#### Available records

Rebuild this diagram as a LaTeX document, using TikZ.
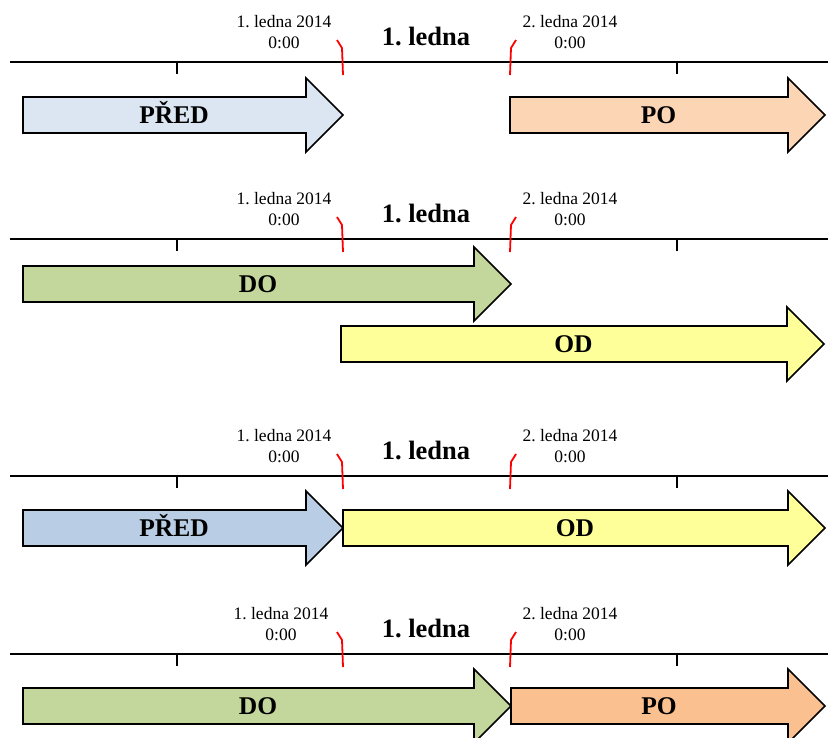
\documentclass[tikz,border=0pt]{standalone}
\usepackage{fontspec}
\setmainfont{Liberation Serif}
\frenchspacing

\definecolor{beforeblue}{HTML}{DCE6F2}
\definecolor{beforeblueB}{HTML}{B9CDE5}
\definecolor{afterorange}{HTML}{FCD5B5}
\definecolor{afterorangeB}{HTML}{FAC090}
\definecolor{untilgreen}{HTML}{C3D69B}
\definecolor{fromyellow}{HTML}{FFFF99}

% one time axis: #1 name prefix, #2 axis y, #3 x of the left date label
\newcommand{\dayaxis}[3]{%
  \draw[axisline] (10,#2) -- (828,#2);
  \draw[tickmark] (177,#2) -- (177,#2+12);
  \draw[tickmark] (677,#2) -- (677,#2+12);
  \draw[cutmark] (337,#2-22) -- (342,#2-14) -- (343,#2+13);
  \draw[cutmark] (516,#2-22) -- (511,#2-14) -- (510,#2+13);
  \node[datelbl] (#1startdate) at (#3,#2-40) {1. ledna 2014};
  \node[datelbl] (#1starttime) at (#3,#2-19) {0:00};
  \node[datelbl] (#1enddate) at (570,#2-40) {2. ledna 2014};
  \node[datelbl] (#1endtime) at (570,#2-19) {0:00};
  \node[daylbl] (#1day) at (426,#2-17) {1. ledna};
}

% block arrow: #1 name, #2 left x, #3 tip x, #4 centre y, #5 fill, #6 text
\newcommand{\spanarrow}[6]{%
  \draw[arrowbox,fill=#5] (#2,#4-18) -- (#3-37,#4-18) -- (#3-37,#4-37)
    -- (#3,#4) -- (#3-37,#4+37) -- (#3-37,#4+18) -- (#2,#4+18) -- cycle;
  \node[spanlbl] (#1) at ({(#2+#3-18)/2},#4+8.5) {#6};
}

\begin{document}
\begin{tikzpicture}[x=1pt,y=-1pt,
  axisline/.style={line width=2pt,black},
  tickmark/.style={line width=2pt,black},
  cutmark/.style={line width=1.8pt,red,line join=round},
  arrowbox/.style={draw=black,line width=1.6pt,line join=miter},
  datelbl/.style={font=\fontsize{17.5}{17.5}\selectfont,inner sep=0pt},
  daylbl/.style={font=\fontsize{26.5}{26.5}\selectfont\bfseries,inner sep=0pt,anchor=base},
  spanlbl/.style={font=\fontsize{25.5}{25.5}\selectfont\bfseries,inner sep=0pt,anchor=base}]
\useasboundingbox (0,0) rectangle (828,737);
\clip (0,0) rectangle (828,737);

% before / after
\dayaxis{a}{62}{284}
\spanarrow{abefore}{23}{343}{115}{beforeblue}{PŘED}
\spanarrow{aafter}{510}{825}{115}{afterorange}{PO}

% until / from
\dayaxis{b}{239}{284}
\spanarrow{buntil}{23}{511}{284}{untilgreen}{DO}
\spanarrow{bfrom}{341}{824}{344}{fromyellow}{OD}

% before / from
\dayaxis{c}{476}{284}
\spanarrow{cbefore}{23}{343}{528}{beforeblueB}{PŘED}
\spanarrow{cfrom}{343}{825}{528}{fromyellow}{OD}

% until / after
\dayaxis{d}{654}{281}
\spanarrow{duntil}{23}{511}{706}{untilgreen}{DO}
\spanarrow{dafter}{511}{825}{706}{afterorangeB}{PO}
\end{tikzpicture}
\end{document}
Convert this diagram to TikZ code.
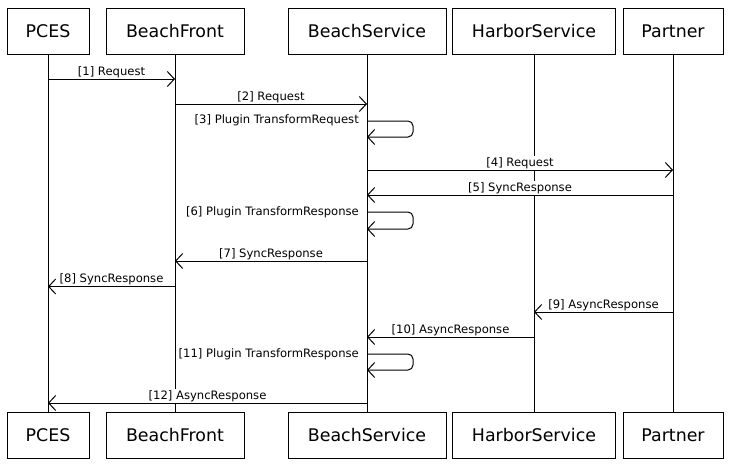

########

Aim of the exercise
Each record should be quoted exactly, with the images omitted.

Answer
Rebuild this diagram as a LaTeX document, using TikZ.
\documentclass[tikz,border=0pt]{standalone}
\usepackage{fontspec}
\setmainfont{Liberation Serif}
\frenchspacing

\definecolor{beforeblue}{HTML}{DCE6F2}
\definecolor{beforeblueB}{HTML}{B9CDE5}
\definecolor{afterorange}{HTML}{FCD5B5}
\definecolor{afterorangeB}{HTML}{FAC090}
\definecolor{untilgreen}{HTML}{C3D69B}
\definecolor{fromyellow}{HTML}{FFFF99}

% one time axis: #1 name prefix, #2 axis y, #3 x of the left date label
\newcommand{\dayaxis}[3]{%
  \draw[axisline] (10,#2) -- (828,#2);
  \draw[tickmark] (177,#2) -- (177,#2+12);
  \draw[tickmark] (677,#2) -- (677,#2+12);
  \draw[cutmark] (337,#2-22) -- (342,#2-14) -- (343,#2+13);
  \draw[cutmark] (516,#2-22) -- (511,#2-14) -- (510,#2+13);
  \node[datelbl] (#1startdate) at (#3,#2-40) {1. ledna 2014};
  \node[datelbl] (#1starttime) at (#3,#2-19) {0:00};
  \node[datelbl] (#1enddate) at (570,#2-40) {2. ledna 2014};
  \node[datelbl] (#1endtime) at (570,#2-19) {0:00};
  \node[daylbl] (#1day) at (426,#2-17) {1. ledna};
}

% block arrow: #1 name, #2 left x, #3 tip x, #4 centre y, #5 fill, #6 text
\newcommand{\spanarrow}[6]{%
  \draw[arrowbox,fill=#5] (#2,#4-18) -- (#3-37,#4-18) -- (#3-37,#4-37)
    -- (#3,#4) -- (#3-37,#4+37) -- (#3-37,#4+18) -- (#2,#4+18) -- cycle;
  \node[spanlbl] (#1) at ({(#2+#3-18)/2},#4+8.5) {#6};
}

\begin{document}
\begin{tikzpicture}[x=1pt,y=-1pt,
  axisline/.style={line width=2pt,black},
  tickmark/.style={line width=2pt,black},
  cutmark/.style={line width=1.8pt,red,line join=round},
  arrowbox/.style={draw=black,line width=1.6pt,line join=miter},
  datelbl/.style={font=\fontsize{17.5}{17.5}\selectfont,inner sep=0pt},
  daylbl/.style={font=\fontsize{26.5}{26.5}\selectfont\bfseries,inner sep=0pt,anchor=base},
  spanlbl/.style={font=\fontsize{25.5}{25.5}\selectfont\bfseries,inner sep=0pt,anchor=base}]
\useasboundingbox (0,0) rectangle (828,737);
\clip (0,0) rectangle (828,737);

% before / after
\dayaxis{a}{62}{284}
\spanarrow{abefore}{23}{343}{115}{beforeblue}{PŘED}
\spanarrow{aafter}{510}{825}{115}{afterorange}{PO}

% until / from
\dayaxis{b}{239}{284}
\spanarrow{buntil}{23}{511}{284}{untilgreen}{DO}
\spanarrow{bfrom}{341}{824}{344}{fromyellow}{OD}

% before / from
\dayaxis{c}{476}{284}
\spanarrow{cbefore}{23}{343}{528}{beforeblueB}{PŘED}
\spanarrow{cfrom}{343}{825}{528}{fromyellow}{OD}

% until / after
\dayaxis{d}{654}{281}
\spanarrow{duntil}{23}{511}{706}{untilgreen}{DO}
\spanarrow{dafter}{511}{825}{706}{afterorangeB}{PO}
\end{tikzpicture}
\end{document}
Convert this diagram to TikZ code.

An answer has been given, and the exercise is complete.